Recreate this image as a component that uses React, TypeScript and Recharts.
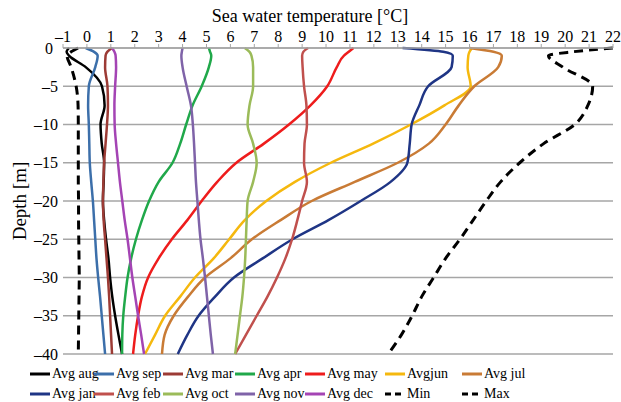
import {CartesianGrid, Label, Line, LineChart, XAxis, YAxis} from 'recharts';

const FONT = '"Liberation Serif", "Times New Roman", serif';

// depth rows shared by every profile [m]
const depths = [0, -0.5, -1, -2.5, -5, -7.5, -10, -12.5, -15, -17.5, -20, -22.5, -25, -27.5, -30, -32.5, -35, -37.5, -40];

// temperatures [°C], one per depth row
const avgAug = [-0.75, -0.85, -0.75, -0.05, 0.63, 0.74, 0.57, 0.62, 0.72, 0.7, 0.67, 0.72, 0.8, 0.9, 0.97, 1.06, 1.18, 1.32, 1.47];
const avgSep = [-0.05, 0.3, 0.45, 0.35, 0.08, 0.05, 0.08, 0.1, 0.12, 0.18, 0.25, 0.3, 0.35, 0.4, 0.47, 0.55, 0.62, 0.69, 0.76];
const avgMar = [1.05, 0.85, 0.78, 0.76, 0.86, 0.88, 0.84, 0.78, 0.72, 0.69, 0.67, 0.7, 0.76, 0.82, 0.88, 0.93, 0.97, 1.01, 1.05];
const avgApr = [5.1, 5.15, 5.2, 5.1, 4.8, 4.42, 4.15, 3.9, 3.58, 3.0, 2.6, 2.3, 2.05, 1.85, 1.7, 1.6, 1.52, 1.48, 1.47];
const avgMay = [11.15, 10.95, 10.75, 10.45, 10.05, 9.35, 8.45, 7.4, 6.25, 5.45, 4.8, 4.2, 3.55, 3.0, 2.56, 2.3, 2.14, 2.02, 1.93];
const avgJun = [16.1, 16.0, 15.95, 15.92, 16.05, 14.95, 13.55, 11.97, 10.2, 8.7, 7.5, 6.6, 5.95, 5.3, 4.52, 3.9, 3.27, 2.85, 2.43];
const avgJul = [16.0, 17.0, 17.35, 17.2, 16.2, 15.55, 15.0, 14.3, 13.0, 11.2, 9.4, 8.1, 6.9, 6.0, 4.94, 4.23, 3.63, 3.25, 3.14];
const avgJan = [13.2, 14.9, 15.3, 15.25, 14.27, 13.9, 13.58, 13.5, 13.4, 12.7, 11.45, 10.1, 8.6, 7.35, 6.15, 5.36, 4.67, 4.2, 3.8];
const avgFeb = [9.25, 9.05, 9.0, 9.02, 9.08, 9.18, 9.2, 9.1, 9.08, 9.2, 9.0, 8.8, 8.58, 8.3, 7.95, 7.55, 7.1, 6.65, 6.2];
const avgOct = [6.6, 6.8, 6.88, 6.95, 6.95, 6.8, 6.72, 6.95, 7.1, 6.95, 6.72, 6.68, 6.65, 6.62, 6.57, 6.5, 6.4, 6.3, 6.2];
const avgNov = [4.0, 3.97, 3.95, 4.0, 4.17, 4.35, 4.43, 4.48, 4.52, 4.56, 4.62, 4.68, 4.75, 4.85, 4.94, 5.02, 5.1, 5.18, 5.27];
const avgDec = [1.05, 1.15, 1.2, 1.22, 1.18, 1.15, 1.16, 1.22, 1.3, 1.38, 1.48, 1.58, 1.7, 1.8, 1.9, 2.02, 2.14, 2.27, 2.39];
const minTemp = [-0.37, -0.66, -0.83, -0.66, -0.45, -0.37, -0.36, -0.36, -0.36, -0.36, -0.35, -0.35, -0.34, -0.33, -0.32, -0.33, -0.34, -0.35, -0.36];
const maxTemp = [22.0, 20.3, 19.3, 19.9, 21.15, 20.95, 20.4, 19.1, 18.1, 17.3, 16.7, 16.15, 15.6, 15.0, 14.5, 14.0, 13.6, 13.15, 12.6];

const tempTicks = [-1, 0, 1, 2, 3, 4, 5, 6, 7, 8, 9, 10, 11, 12, 13, 14, 15, 16, 17, 18, 19, 20, 21, 22];
const depthTicks = [0, -5, -10, -15, -20, -25, -30, -35, -40];

const series = [
  {key: 'aug', name: 'Avg aug', color: '#000000', values: avgAug},
  {key: 'sep', name: 'Avg sep', color: '#3c6faa', values: avgSep},
  {key: 'mar', name: 'Avg mar', color: '#9c3b35', values: avgMar},
  {key: 'apr', name: 'Avg apr', color: '#20a84a', values: avgApr},
  {key: 'may', name: 'Avg may', color: '#ee1c1c', values: avgMay},
  {key: 'jun', name: 'Avgjun', color: '#f5b80e', values: avgJun},
  {key: 'jul', name: 'Avg jul', color: '#c97b35', values: avgJul},
  {key: 'jan', name: 'Avg jan', color: '#1f3585', values: avgJan},
  {key: 'feb', name: 'Avg feb', color: '#c0504d', values: avgFeb},
  {key: 'oct', name: 'Avg oct', color: '#9bbb59', values: avgOct},
  {key: 'nov', name: 'Avg nov', color: '#7f63a8', values: avgNov},
  {key: 'dec', name: 'Avg dec', color: '#a444b4', values: avgDec},
  {key: 'min', name: 'Min', color: '#000000', values: minTemp, dashed: true},
  {key: 'max', name: 'Max', color: '#000000', values: maxTemp, dashed: true},
];

const data = depths.map((depth, i) => {
  const row: Record<string, number> = {depth};
  series.forEach(s => (row[s.key] = s.values[i]));
  return row;
});

const dash = (v: number) => String(v).replace('-', '\u2013');

function TopTitle(props: any) {
  const vb = props.viewBox ?? {x: 63, y: 0, width: 550, height: 48};
  return (
    <text x={vb.x + vb.width / 2 - 28} y={vb.y + 22} textAnchor="middle" fontSize={18} fontFamily={FONT} fill="#000">
      Sea water temperature [°C]
    </text>
  );
}

function SideTitle(props: any) {
  const vb = props.viewBox ?? {x: 0, y: 48, width: 63, height: 306};
  const cx = vb.x + 19;
  const cy = vb.y + vb.height / 2;
  return (
    <text x={cx} y={cy} transform={`rotate(-90, ${cx}, ${cy})`} textAnchor="middle" dominantBaseline="central" fontSize={19} fontFamily={FONT} fill="#000">
      Depth [m]
    </text>
  );
}

// depth tick; the surface "0" sits a little left, clear of the "–1" above it
function DepthTick(props: any) {
  const {x, y, payload} = props;
  const shift = payload.value === 0 ? 5 : 0;
  return (
    <text x={x - shift} y={y} dy="0.355em" textAnchor="end" fontSize={16} fontFamily={FONT} fill="#000">
      {dash(payload.value)}
    </text>
  );
}

function Swatch({color, dashed}: {color: string; dashed?: boolean}) {
  return (
    <svg width={20} height={6} style={{flex: 'none'}}>
      <line x1={0} x2={20} y1={3} y2={3} stroke={color} strokeWidth={3} strokeDasharray={dashed ? '6 4' : undefined} />
    </svg>
  );
}

export default function App() {
  return (
    <div style={{position: 'absolute', left: 0, top: 0, width: 621, height: 402, background: '#fff'}}>
      <LineChart width={621} height={402} data={data} layout="vertical" margin={{top: 0, right: 8, bottom: 48, left: 0}}>
        <CartesianGrid vertical={false} stroke="#a6a6a6" strokeWidth={1.6} />
        <XAxis
          type="number"
          orientation="top"
          domain={[-1, 22]}
          ticks={tempTicks}
          interval={0}
          height={48}
          tickSize={4}
          tickMargin={2}
          allowDataOverflow
          axisLine={{stroke: '#a6a6a6', strokeWidth: 1.6}}
          tickLine={{stroke: '#a6a6a6'}}
          tick={{fill: '#000', fontSize: 16, fontFamily: FONT}}
          tickFormatter={dash}
        >
          <Label content={TopTitle} />
        </XAxis>
        <YAxis
          type="number"
          dataKey="depth"
          domain={[-40, 0]}
          ticks={depthTicks}
          interval={0}
          reversed
          width={63}
          tickSize={0}
          tickMargin={5}
          axisLine={false}
          tickLine={false}
          tick={DepthTick}
        >
          <Label content={SideTitle} />
        </YAxis>
        {series.map(s => (
          <Line
            key={s.key}
            dataKey={s.key}
            name={s.name}
            type="monotone"
            stroke={s.color}
            strokeWidth={s.dashed ? 3 : 2.5}
            strokeDasharray={s.dashed ? '9 6' : undefined}
            dot={false}
            activeDot={false}
            isAnimationActive={false}
          />
        ))}
      </LineChart>
      <div
        style={{
          position: 'absolute',
          left: 30,
          top: 364,
          display: 'grid',
          gridTemplateColumns: '64px 69px 72px 70px 80px 77px 60px',
          gridAutoRows: '20px',
          fontFamily: FONT,
          fontSize: 14,
          color: '#000',
        }}
      >
        {series.map(s => (
          <div key={s.key} style={{display: 'flex', alignItems: 'center', gap: 2, whiteSpace: 'nowrap'}}>
            <Swatch color={s.color} dashed={s.dashed} />
            <span>{s.name}</span>
          </div>
        ))}
      </div>
    </div>
  );
}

▶ _Given instruction_
Pictures stay out. Print the data exactly, from its first line through the line containing "-35, -37.5, -40];".

▶ _Result for this exercise_
Recreate this image as a component that uses React, TypeScript and Recharts.
import {CartesianGrid, Label, Line, LineChart, XAxis, YAxis} from 'recharts';

const FONT = '"Liberation Serif", "Times New Roman", serif';

// depth rows shared by every profile [m]
const depths = [0, -0.5, -1, -2.5, -5, -7.5, -10, -12.5, -15, -17.5, -20, -22.5, -25, -27.5, -30, -32.5, -35, -37.5, -40];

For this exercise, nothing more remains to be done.